Onze steden en gemeenten staan synoniem voor goed nabuurschap. Als dichtste bestuursniveau zijn zij ‘het’ aanspreekpunt voor kleine en grote zorgen. Steeds vaker zorgt het wegvallen van die nabijheid voor onrust. Zeker de kleine(re) gemeenten worden hier, buiten hun kerntaak om, gedwongen actie te ondernemen. Wie had gedacht dat deze lokale besturen vandaag energieadvies zouden geven? Of zouden moeten ijveren voor het behoud van een laatste bankautomaat?

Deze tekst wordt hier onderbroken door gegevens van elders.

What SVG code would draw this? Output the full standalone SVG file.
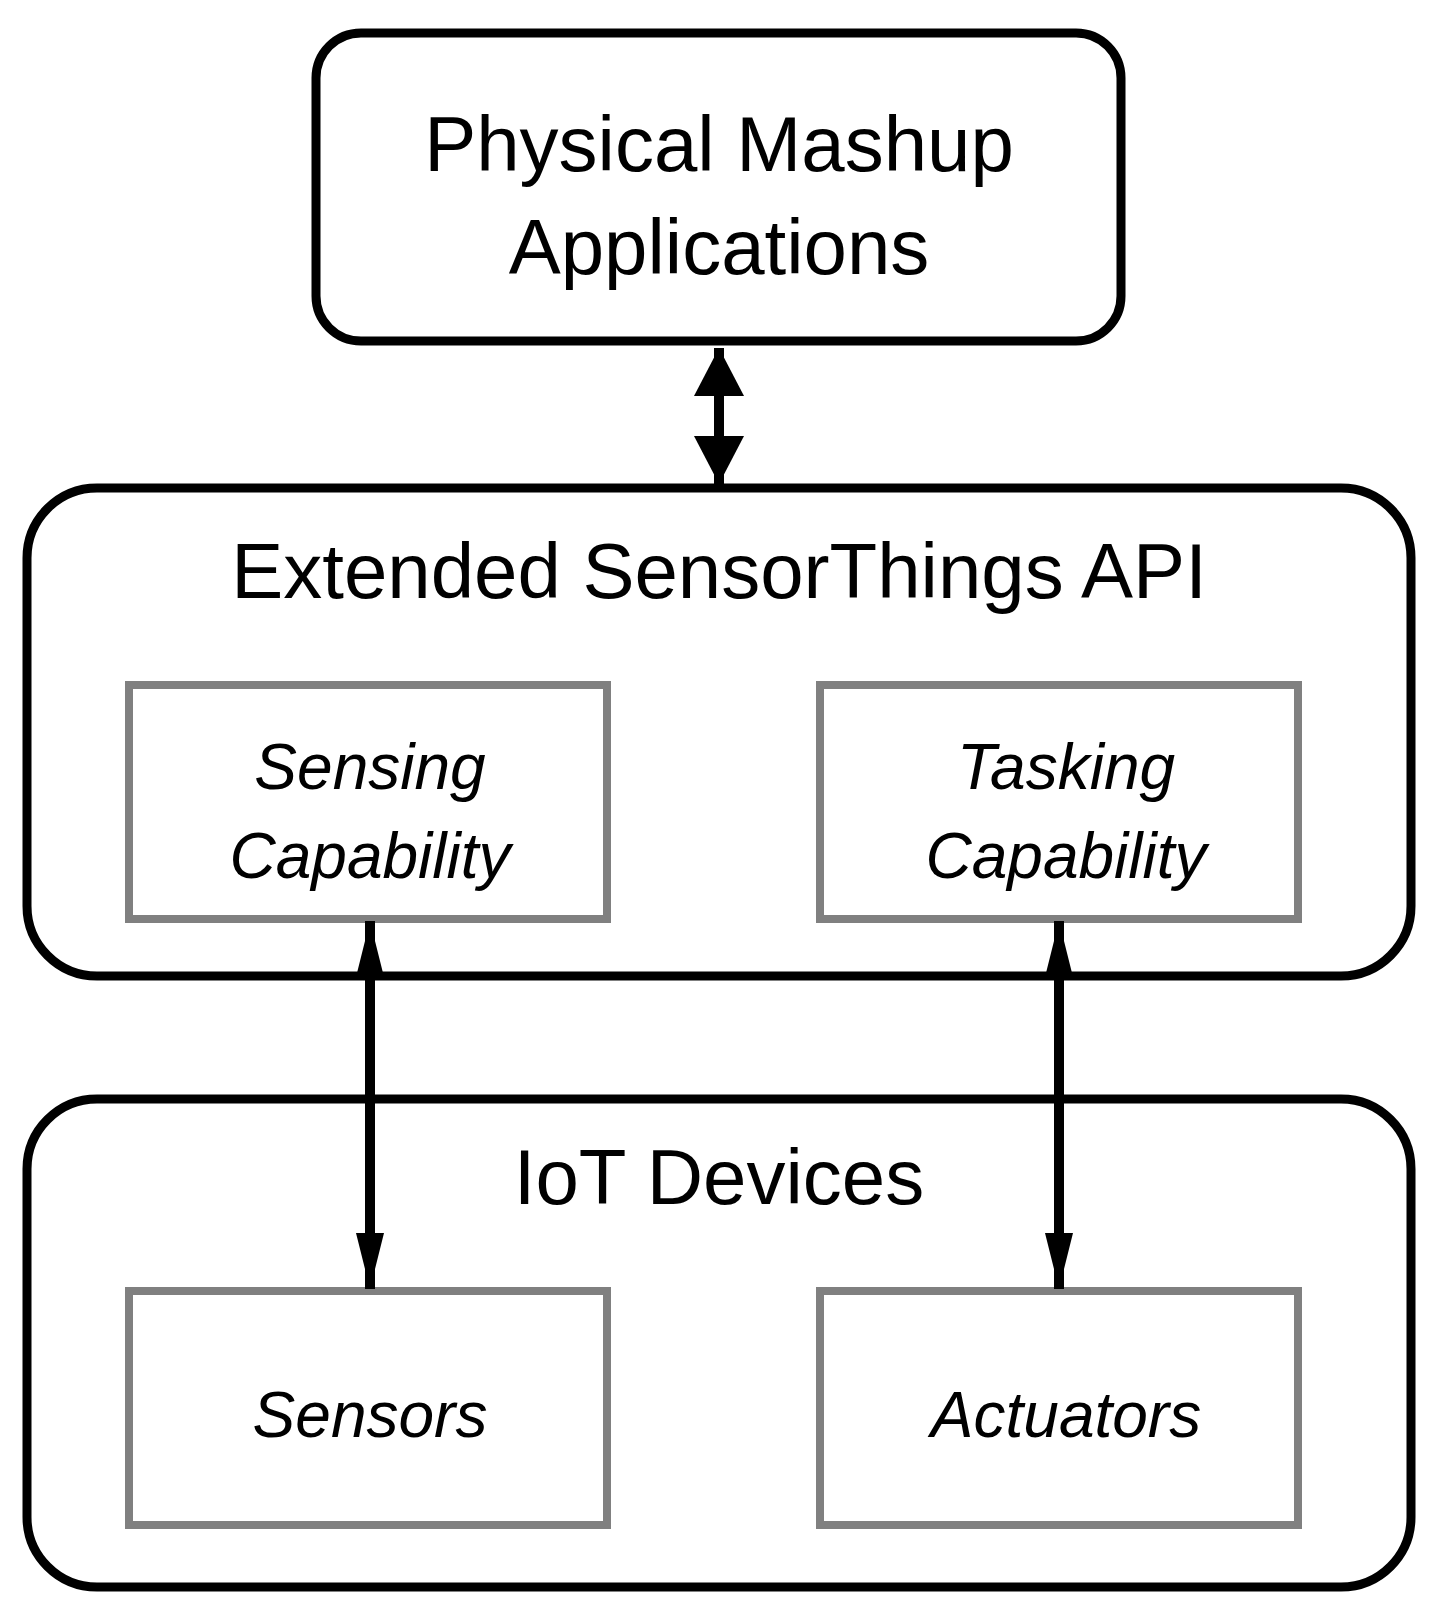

(Lees verder onder het artikel.)
Terwijl vooral die kleinere besturen de nabijheidscrisis bezweren, ontvangen de centrumsteden nog steeds 57,11% van de middelen uit het gemeentefonds. Uiteraard hebben de centrumsteden specifieke problematieken, maar de aanpak van deze nabijheidscrisis verdient minstens evenveel ondersteuning. In afwachting van de noodzakelijke actualisatie zie ik geen vertrouwenwekkende signalen van Bart Somers als Minister van Binnenlands Bestuur, integendeel. De situatie aanwenden om ballonnetjes op te laten over verplichte gemeentefusies of lanceren van subsidieoproepen met als klinkende naam ‘gemeenten zonder gemeentehuis’ prikkelen deze nabijheidscrisis en zij die ze moeten ondergaan.
Los van de aandacht voor de lokale besturen dienen hogere overheden kritischer te zijn over de nabijheidsimpact van hun beleid. Zo wordt de draagwijdte van het afschaffen van het regionaal ochtendblok op Radio 2 ernstig onderschat. Veel Vlamingen houden via dit medium voeling met de lokale en regionale actualiteit. De gesuggereerde digitale alternatieven vormen voor een grote groep geen afdoend alternatief.
Sceptici zullen me naïef vinden. Nabijheid heeft een prijskaartje en gezonde overheidsfinanciën vormen een uitdaging. Maar wat ben je met gezonde overheidsfinanciën als het draagvlak afkalft? Voor anderen is de keuze voor nabijheid een keuze voor het verleden. Net het omgekeerde is waar. Het is een toekomstgerichte optie. Vanuit nabijheid ontstaat verbondenheid en vanuit verbondenheid kunnen we toekomstige uitdagingen aanpakken. Zoals we het coronamonster als groep temden, zo zal gemeenschapsgevoel een sleutelfactor worden om ook nieuwe crisissen het hoofd te bieden.
Kevin Defieuw (CD&V) is schepen van Economie in Wevelgem.